First, let me introduce TRex. TRex 1 is a software-implemented traffic generator that supports two modes: Stateful/Stateless. Stateless is a mode for generating packet sequences to a stateless target DUT (Device Under Test), and can be used as a performance measurement tool for switching and routing.
Although TRex has many features, personally I often need to generate simple TCP/IP packet sequences while changing their size, so I created autotrex 2 as a wrapper for TRex. autotrex is for automatically executing and aggregating benchmarks, and for example, can easily generate figures like the one below as output.

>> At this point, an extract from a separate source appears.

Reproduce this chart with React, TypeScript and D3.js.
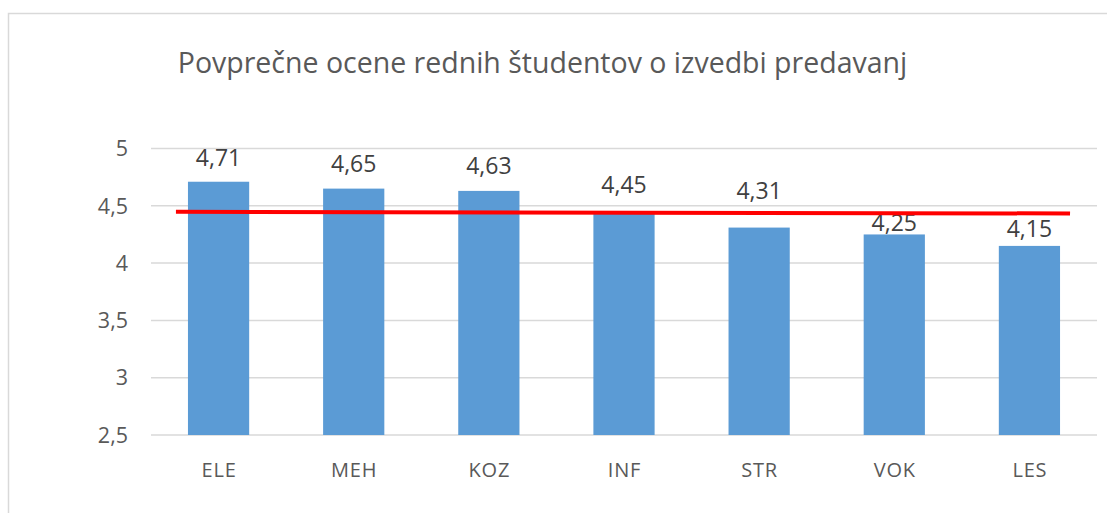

Here I’ll briefly record how to use it.

In autotrex, of the two ports described in trex_cfg.yaml (a configuration file commonly used in the TRex world),
the first port is responsible for transmission, and the second port is responsible for reception.
It counts the number of packets for transmission and reception respectively, and uses binary search to find the maximum packet rate
(Packets Per Second, PPS) where the error is below a certain threshold
(for example, 0.01%).
Of course, you can freely configure the packet sequence you want to generate as shown below.
The ones I often use are bundled in the autotrex repository 3 and
are easy to use.
# Excerpt from tcp_1pkt.py
pkt=Ether()/IP(src="16.0.0.1", dst="48.0.0.1") /
TCP(dport=12, sport=1025)/(payload_size*'x')
By issuing the run.sh command with a Python file tcp_1pkt.py describing the packet sequence as an argument,
like ./run.sh tcp_1pkt.py, packet generation is automatically performed
while changing the size.
When a series of benchmark executions is complete, csv files and png files representing packet rate, L1/L2 throughput are output as results.
You can find out in advance what kind of packets will be generated with the ./simulate.sh tcp_1pkt.py command.
This might be convenient if you want to generate packets independently.
In environments where performance is needed, configure CPU information in trex_cfg.yaml as shown below.
Empirically, assigning unique CPUs to master_thread_id, latency_thread_id, and threads
yields higher performance. Details are explained in the documentation 4.
platform:
master_thread_id: 0
latency_thread_id: 5
dual_if:
- socket: 0
threads: [1, 2, 3, 4]
That’s it for introducing a tool I personally use. The end.